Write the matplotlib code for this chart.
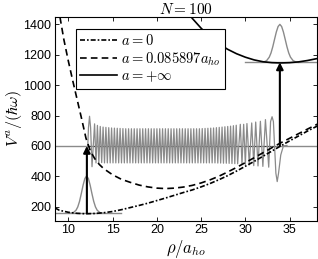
import matplotlib
matplotlib.use('Agg')
import matplotlib.pyplot as plt

plt.rcParams['font.family'] = ['Liberation Sans', 'DejaVu Sans']
plt.rcParams['mathtext.fontset'] = 'cm'

# effective potentials
rho_a0 = [8.5, 9, 10, 11, 12, 13, 14, 15, 16, 17, 18, 19, 20, 21, 22, 23, 24, 25,
          26, 27, 28, 29, 30, 31, 32, 33, 34, 35, 36, 37, 38.2]
V_a0 = [191, 176, 163, 156, 153, 155, 160, 168, 180, 194, 208, 223, 240, 257, 275,
        293, 310, 330, 352, 377, 404, 434, 466, 498, 532, 566, 600, 633, 665, 697, 733]

rho_amid = [9.06, 9.5, 10, 10.5, 11, 11.5, 12, 12.5, 13, 13.5, 14, 15, 16, 17, 18,
            19, 20, 21, 22, 23, 24, 25, 26, 27, 28, 29, 30, 31, 32, 33, 34, 35,
            36, 37, 38.2]
V_amid = [1448, 1300, 1160, 1030, 905, 780, 650, 565, 515, 478, 450, 410, 380, 360,
          342, 330, 322, 319, 322, 329, 340, 356, 376, 400, 428, 458, 490, 522, 555,
          588, 620, 650, 680, 710, 745]

rho_ainf = [23.6, 24, 25, 26, 27, 28, 29, 30, 31, 32, 33, 34, 35, 36, 37, 38.2]
V_ainf = [1470, 1440, 1375, 1318, 1272, 1236, 1207, 1184, 1166, 1154, 1148, 1146,
          1148, 1153, 1162, 1176]

# ground state (lower) and a=inf state (upper)
rho_low = [10.17, 10.57, 10.87, 11.07, 11.27, 11.47, 11.67, 11.87, 12.07, 12.27,
           12.47, 12.67, 12.87, 13.07, 13.27, 13.57, 13.97]
psi_low = [157, 161, 176, 198, 235, 286, 341, 385, 402, 385, 341, 286, 235, 198,
           176, 161, 157]
E_low = 157

rho_up = [31.8, 32.1, 32.4, 32.7, 32.9, 33.1, 33.3, 33.5, 33.7, 33.9, 34.1, 34.3,
          34.5, 34.7, 34.9, 35.1, 35.4, 35.7, 36.0]
psi_up = [1150, 1153, 1161, 1184, 1212, 1253, 1302, 1350, 1386, 1400, 1386, 1350,
          1302, 1253, 1212, 1184, 1161, 1153, 1150]
E_up = 1150

# oscillating state at the intermediate scattering length
wave_rho = [
    12.20, 12.28, 12.40, 12.52, 12.68, 12.97, 13.13, 13.29, 13.45, 13.61, 13.77, 13.93,
    14.09, 14.25, 14.41, 14.57, 14.73, 14.89, 15.05, 15.21, 15.37, 15.53,
    15.69, 15.85, 16.01, 16.17, 16.33, 16.49, 16.65, 16.81, 16.97, 17.13,
    17.29, 17.45, 17.61, 17.77, 17.93, 18.09, 18.25, 18.41, 18.57, 18.73,
    18.89, 19.05, 19.21, 19.37, 19.53, 19.69, 19.85, 20.01, 20.17, 20.33,
    20.49, 20.65, 20.81, 20.97, 21.13, 21.29, 21.45, 21.61, 21.77, 21.93,
    22.09, 22.25, 22.41, 22.57, 22.73, 22.89, 23.05, 23.21, 23.37, 23.53,
    23.69, 23.85, 24.01, 24.17, 24.33, 24.49, 24.65, 24.81, 24.97, 25.13,
    25.29, 25.45, 25.61, 25.77, 25.93, 26.09, 26.25, 26.41, 26.57, 26.73,
    26.89, 27.05, 27.21, 27.37, 27.53, 27.69, 27.85, 28.01, 28.17, 28.33,
    28.49, 28.65, 28.81, 28.97, 29.13,
    29.43, 29.62, 29.81, 30.00, 30.18, 30.45, 30.72, 30.95, 31.17, 31.43,
    31.70, 31.98, 32.27, 32.64, 32.85, 33.02, 33.17, 33.30, 33.45, 33.60,
    33.75, 34.00, 34.30, 34.70]
wave_V = [
    600, 720, 795, 720, 463, 745, 488, 735, 490, 728, 490, 724,
    488, 722, 488, 720, 488, 718, 488, 717, 488, 716,
    488, 715, 488, 714, 488, 713, 488, 713, 488, 713,
    488, 713, 488, 713, 488, 713, 488, 713, 488, 713,
    488, 713, 488, 713, 488, 713, 488, 713, 488, 713,
    488, 713, 488, 713, 488, 713, 488, 713, 488, 713,
    488, 713, 488, 713, 488, 713, 488, 713, 488, 713,
    488, 713, 488, 713, 488, 713, 488, 713, 488, 714,
    488, 715, 488, 716, 488, 717, 488, 718, 488, 720,
    487, 722, 487, 724, 486, 726, 486, 728, 485, 730,
    484, 733, 483, 736, 482,
    742, 480, 742, 478, 747, 475, 751, 470, 757, 468,
    762, 465, 773, 460, 760, 792, 760, 600, 420, 365,
    420, 540, 600, 603]
E_mid = 600
rho_turn = [12.2, 33.4]

xticks = [10, 15, 20, 25, 30, 35]
yticks = [200, 400, 600, 800, 1000, 1200, 1400]

fig = plt.figure(figsize=(3.18, 2.59), dpi=100)
ax = fig.add_axes([0.173, 0.147, 0.824, 0.787])

gray = '#8a8a8a'
ax.plot([8.5, 16.0], [E_low, E_low], color=gray, lw=1.0)
ax.plot([30.0, 38.1], [E_up, E_up], color=gray, lw=1.0)
ax.plot([8.5, 38.1], [E_mid, E_mid], color=gray, lw=1.0)
ax.plot(rho_turn, [E_mid, E_mid], color='#333333', lw=0.7, dashes=(3, 2))
ax.plot(wave_rho, wave_V, color=gray, lw=0.9)
ax.plot(rho_low, psi_low, color=gray, lw=1.0)
ax.plot(rho_up, psi_up, color=gray, lw=1.0)

ax.plot(rho_a0, V_a0, color='black', lw=1.2, dashes=(3, 1.2, 1, 1.2), label='$a=0$')
ax.plot(rho_amid, V_amid, color='black', lw=1.2, dashes=(4, 2.5),
        label='$a=0.085897a_{ho}$')
ax.plot(rho_ainf, V_ainf, color='black', lw=1.2, label='$a=+\\infty$')

ax.annotate('', xy=(12.1, E_mid), xytext=(12.1, E_low),
            arrowprops=dict(arrowstyle='-|>', color='black', lw=1.5,
                            mutation_scale=10, shrinkA=0, shrinkB=0))
ax.annotate('', xy=(33.9, E_up), xytext=(33.9, E_mid),
            arrowprops=dict(arrowstyle='-|>', color='black', lw=1.5,
                            mutation_scale=10, shrinkA=0, shrinkB=0))

ax.set_xlim(8.5, 38.1)
ax.set_ylim(106, 1448)
ax.set_xticks(xticks)
ax.set_yticks(yticks)
ax.tick_params(direction='in', top=True, right=True, labelsize=9, length=3,
               width=0.6, pad=2.5)
for s in ax.spines.values():
    s.set_linewidth(0.8)

ax.set_xlabel('$\\rho/a_{ho}$', fontsize=12, labelpad=1)
ax.set_ylabel('$V^a/(\\hbar\\omega)$', fontsize=11.5, labelpad=0)
ax.set_title('$N=100$', fontsize=11, pad=2)

leg = ax.legend(loc='upper left', bbox_to_anchor=(0.08, 0.941), fontsize=10.5,
                handlelength=2.5, handletextpad=0.3, labelspacing=0.12,
                borderpad=0.3, borderaxespad=0, fancybox=False, framealpha=1)
leg.get_frame().set_edgecolor('black')
leg.get_frame().set_linewidth(0.8)

fig.savefig('out.png', dpi=100)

•••

Skip the pictures, please, and transcribe only the lines from the beginning of the material through the one that contains "665, 697, 733]".

In response:
Write the matplotlib code for this chart.
import matplotlib
matplotlib.use('Agg')
import matplotlib.pyplot as plt

plt.rcParams['font.family'] = ['Liberation Sans', 'DejaVu Sans']
plt.rcParams['mathtext.fontset'] = 'cm'

# effective potentials
rho_a0 = [8.5, 9, 10, 11, 12, 13, 14, 15, 16, 17, 18, 19, 20, 21, 22, 23, 24, 25,
          26, 27, 28, 29, 30, 31, 32, 33, 34, 35, 36, 37, 38.2]
V_a0 = [191, 176, 163, 156, 153, 155, 160, 168, 180, 194, 208, 223, 240, 257, 275,
        293, 310, 330, 352, 377, 404, 434, 466, 498, 532, 566, 600, 633, 665, 697, 733]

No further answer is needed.